US Air Force Scolds Boeing Over KC-46A Tanker Delays

March 21, 2018 by Paul Ausick

The U.S. Air Force is ratcheting up the pressure on Boeing Co. (NYSE: BA) over delays and problems with the KC-46A tanker program. The company continues to say it will meet its next milestone, but Air Force Secretary Heather Wilson expressed the service’s doubts at a hearing before the House Armed Services Committee.

Wilson noted that while the delays are costing time, they are not costing the Air Force any money. The fixed-price contract with Boeing means that the company is responsible for any cost overruns, as well as compensation for delays.

According to a report at Defense News, in her remarks Wilson said:

One of our frustrations with Boeing is they’re much more focused on their commercial activity than on getting this right for the Air Force and getting these aircraft to the Air Force. And that’s the message we took to them in Seattle last week.

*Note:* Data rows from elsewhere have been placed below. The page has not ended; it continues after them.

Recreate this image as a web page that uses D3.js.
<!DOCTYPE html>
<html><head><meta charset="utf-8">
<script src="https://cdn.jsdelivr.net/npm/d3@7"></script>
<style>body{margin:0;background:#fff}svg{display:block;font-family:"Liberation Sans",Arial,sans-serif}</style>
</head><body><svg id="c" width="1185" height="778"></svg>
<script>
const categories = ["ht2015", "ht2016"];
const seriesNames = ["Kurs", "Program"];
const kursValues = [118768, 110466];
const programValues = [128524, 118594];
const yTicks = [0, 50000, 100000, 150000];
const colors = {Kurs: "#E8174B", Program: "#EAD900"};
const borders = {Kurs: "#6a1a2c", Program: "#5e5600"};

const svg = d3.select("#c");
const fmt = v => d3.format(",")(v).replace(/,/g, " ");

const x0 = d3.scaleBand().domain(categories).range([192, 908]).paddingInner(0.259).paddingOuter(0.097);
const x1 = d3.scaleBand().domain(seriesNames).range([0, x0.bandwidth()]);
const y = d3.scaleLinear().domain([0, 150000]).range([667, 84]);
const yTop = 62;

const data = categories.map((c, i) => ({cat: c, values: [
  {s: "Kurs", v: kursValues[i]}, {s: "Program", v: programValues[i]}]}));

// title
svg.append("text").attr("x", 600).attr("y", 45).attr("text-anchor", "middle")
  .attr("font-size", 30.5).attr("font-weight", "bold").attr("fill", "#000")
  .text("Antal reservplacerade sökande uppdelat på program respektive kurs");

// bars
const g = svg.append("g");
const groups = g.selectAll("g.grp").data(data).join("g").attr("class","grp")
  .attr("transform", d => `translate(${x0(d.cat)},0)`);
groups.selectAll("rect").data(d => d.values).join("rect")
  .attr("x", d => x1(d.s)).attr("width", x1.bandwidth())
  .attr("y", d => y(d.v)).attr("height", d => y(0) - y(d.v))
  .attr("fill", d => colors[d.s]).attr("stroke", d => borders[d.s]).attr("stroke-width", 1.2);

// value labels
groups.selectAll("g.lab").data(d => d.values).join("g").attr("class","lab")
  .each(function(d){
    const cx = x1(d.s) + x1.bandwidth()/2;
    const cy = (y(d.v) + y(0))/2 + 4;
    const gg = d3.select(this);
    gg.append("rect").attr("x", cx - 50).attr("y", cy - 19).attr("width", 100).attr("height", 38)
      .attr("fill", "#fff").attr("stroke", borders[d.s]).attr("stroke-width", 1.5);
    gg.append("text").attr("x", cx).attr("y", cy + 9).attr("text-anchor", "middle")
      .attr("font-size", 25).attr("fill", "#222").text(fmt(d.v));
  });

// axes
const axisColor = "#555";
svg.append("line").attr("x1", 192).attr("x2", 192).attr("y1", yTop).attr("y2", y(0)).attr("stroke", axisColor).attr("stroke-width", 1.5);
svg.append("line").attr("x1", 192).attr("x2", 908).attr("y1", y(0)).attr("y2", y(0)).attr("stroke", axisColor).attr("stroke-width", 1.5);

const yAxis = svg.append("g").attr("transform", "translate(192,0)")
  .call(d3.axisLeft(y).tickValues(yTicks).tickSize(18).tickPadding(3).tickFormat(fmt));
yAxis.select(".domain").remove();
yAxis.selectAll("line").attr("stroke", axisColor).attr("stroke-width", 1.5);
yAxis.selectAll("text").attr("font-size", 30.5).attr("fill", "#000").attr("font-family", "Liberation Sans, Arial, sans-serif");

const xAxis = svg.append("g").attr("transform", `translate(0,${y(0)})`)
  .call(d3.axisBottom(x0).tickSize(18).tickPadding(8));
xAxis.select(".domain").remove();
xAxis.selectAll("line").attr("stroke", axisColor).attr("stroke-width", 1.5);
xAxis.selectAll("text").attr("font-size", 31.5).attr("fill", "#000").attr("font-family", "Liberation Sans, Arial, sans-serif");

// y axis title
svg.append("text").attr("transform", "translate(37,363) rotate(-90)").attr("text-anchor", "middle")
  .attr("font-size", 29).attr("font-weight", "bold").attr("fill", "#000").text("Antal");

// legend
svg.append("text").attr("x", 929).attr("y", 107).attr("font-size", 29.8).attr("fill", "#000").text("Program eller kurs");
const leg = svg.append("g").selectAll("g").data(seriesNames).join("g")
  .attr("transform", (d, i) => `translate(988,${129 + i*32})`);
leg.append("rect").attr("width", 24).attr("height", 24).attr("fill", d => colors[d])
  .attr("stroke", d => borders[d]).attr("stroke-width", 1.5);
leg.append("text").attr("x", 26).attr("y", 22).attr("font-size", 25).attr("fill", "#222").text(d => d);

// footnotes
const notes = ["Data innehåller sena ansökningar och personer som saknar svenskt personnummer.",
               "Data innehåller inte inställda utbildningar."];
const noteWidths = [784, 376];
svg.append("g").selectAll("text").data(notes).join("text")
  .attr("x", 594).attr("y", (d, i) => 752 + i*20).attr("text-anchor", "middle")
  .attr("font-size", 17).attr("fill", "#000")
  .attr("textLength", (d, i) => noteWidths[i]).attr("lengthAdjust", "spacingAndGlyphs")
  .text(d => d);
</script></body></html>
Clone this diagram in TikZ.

Boeing issued a quick response:

There is no greater priority at The Boeing Company right now than the delivery of the KC-46. Boeing has continued to demonstrate its commitment to deliver the tankers as soon as possible and believes in our partnership with the US Air Force.

Secretary Wilson does not believe that Boeing will meet its commitment to deliver the plane in the second quarter of this year, as the company has promised. She said, “Boeing has been overly optimistic in all of their schedule reports.”

The most important problem the company faces is the tendency of the rigid boom on the KC-46A to scrape the surface of the aircraft being refueled. This is a serious issue for stealth planes because it damages the coating that gives the aircraft their stealthiness.

Two less significant issues with the tanker are an electrical problem that could cause a fire when the plane is refueling and a software issue that cause a problem when the refueling boom is disconnected from the receiving aircraft.

Boeing already has incurred charges of around $2 billion on the tanker program, and more may be on the way if the Air Force is right.